Like Airbnb, mobile-phone app Uber creates a marketplace directly linking buyers and sellers—in its case, passengers and drivers—outside the ornate regulations of analog-era municipal taxi commissions. Brussels, Seattle and Miami have banned or strictly limited Uber cars. New York's Mr. Schneiderman objects to the company's practice of pricing more when demand is heavy. The alternative is severely restricted supply, as anyone knows who has tried to hail a cab in the rain.
The drone industry in the U.S. has been grounded because the Federal Aviation Administration has banned commercial use of drones pending new regulations. Meanwhile, countries such as Canada and Australia encourage drones. "As American regulators struggle to come up with a rulebook for the fast-moving industry," Toronto's Globe and Mail bragged recently, "Canada has emerged as perhaps the center of commercial drone technology—from Ontario farmlands to Alberta's oil sands."
Other examples include the Food and Drug Administration's scrutiny of 23andMe's marketing, which forced the company to stop offering health data from its at-home $99 genetics-analysis kit, and prohibitions against selling self-driving cars, which have left the U.S. in the dust behind less regulated Europe.
In his book, Mr. Thierer argues that regulations should be the last resort.
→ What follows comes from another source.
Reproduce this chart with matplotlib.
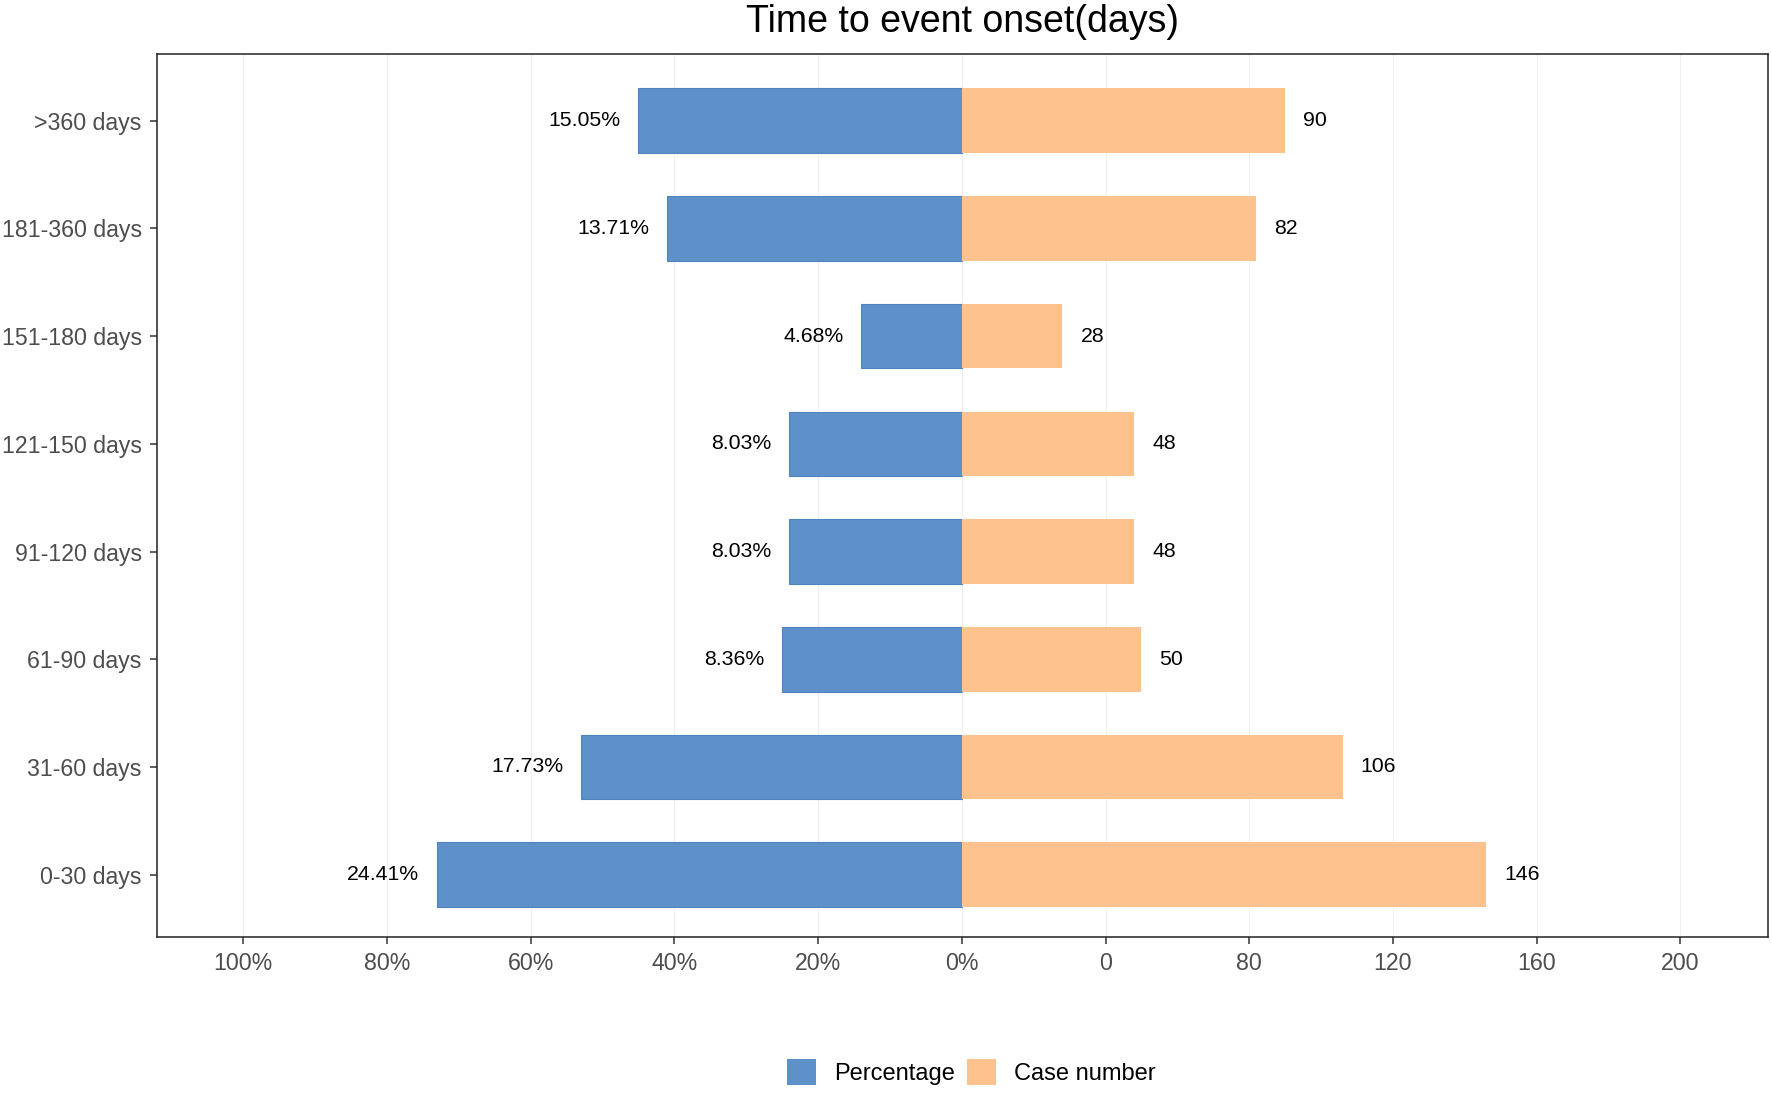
import numpy as np
import matplotlib
matplotlib.use("Agg")
import matplotlib.pyplot as plt
from matplotlib.patches import Patch

plt.rcParams['font.family'] = ['Liberation Sans', 'DejaVu Sans']

# data (bottom to top)
categories = ["0-30 days", "31-60 days", "61-90 days", "91-120 days",
              "121-150 days", "151-180 days", "181-360 days", ">360 days"]
case_number = [146, 106, 50, 48, 48, 28, 82, 90]
percentage = [24.41, 17.73, 8.36, 8.03, 8.03, 4.68, 13.71, 15.05]

# x axis ticks as printed in the original figure
tick_pos = [-200, -160, -120, -80, -40, 0, 40, 80, 120, 160, 200]
tick_labels = ["100%", "80%", "60%", "40%", "20%", "0%", "0", "80", "120", "160", "200"]

blue = "#5E91C9"
orange = "#FDC28D"

fig = plt.figure(figsize=(17.72, 10.93), dpi=100)
ax = fig.add_axes([0.0886, 0.1427, 0.9094, 0.8079])

y = np.arange(1, len(categories) + 1)
n = np.array(case_number)

ax.barh(y, -n, height=0.6, color=blue, edgecolor="#5183BE", linewidth=0.8, zorder=3)
ax.barh(y, n, height=0.6, color=orange, edgecolor="none", zorder=3)

off = 5
for yi, ni, pi in zip(y, n, percentage):
    ax.text(-ni - off, yi, "%.2f%%" % pi, ha="right", va="center",
            fontsize=15.3, color="black")
    ax.text(ni + off, yi, "%d" % ni, ha="left", va="center",
            fontsize=15.3, color="black")

ax.set_xlim(-224, 224.5)
ax.set_ylim(0.42, 8.62)
ax.set_yticks(y)
ax.set_yticklabels(categories)
ax.set_xticks(tick_pos)
ax.set_xticklabels(tick_labels)

ax.grid(axis="x", color="#F0F0F0", linewidth=0.8, zorder=0)
ax.grid(axis="y", visible=False)
ax.set_axisbelow(True)

ax.tick_params(axis="both", labelsize=16.7, labelcolor="#4D4D4D",
               color="#333333", length=5, width=1.1, pad=6)
for s in ax.spines.values():
    s.set_color("#222222")
    s.set_linewidth(1.1)

fig.text(0.0886 + 0.9094 / 2, 0.98, "Time to event onset(days)",
         ha="center", va="center", fontsize=27, color="black")

handles = [Patch(facecolor=blue, edgecolor="none", label="Percentage"),
           Patch(facecolor=orange, edgecolor="none", label="Case number")]
fig.legend(handles=handles, loc="center", bbox_to_anchor=(0.548, 0.019),
           ncol=2, frameon=False, fontsize=17, handlelength=1.25,
           handleheight=1.35, handletextpad=0.75, columnspacing=0.5,
           borderpad=0.2)

fig.savefig("out.png", dpi=100)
The common law provides remedies for innovations that inadvertently cause harm without imposing prior restraint on innovation: "Under tort law, instead of asking for permission to introduce a potentially dangerous product, a firm must pay for the damages its dangerous product creates if it is found liable." If someone flies a drone recklessly or with a mounted camera that violates "peeping Tom" privacy laws, victims can sue for damages. Likewise, traditional contract law protects users of Airbnb and Uber to ensure that the services are honest.
The hardest thing for government regulators to do is to regulate less, which is why the development of the open-innovation Internet was a rare achievement. The regulation the digital economy needs most now is for permissionless innovation to become the default law of the land, not the exception.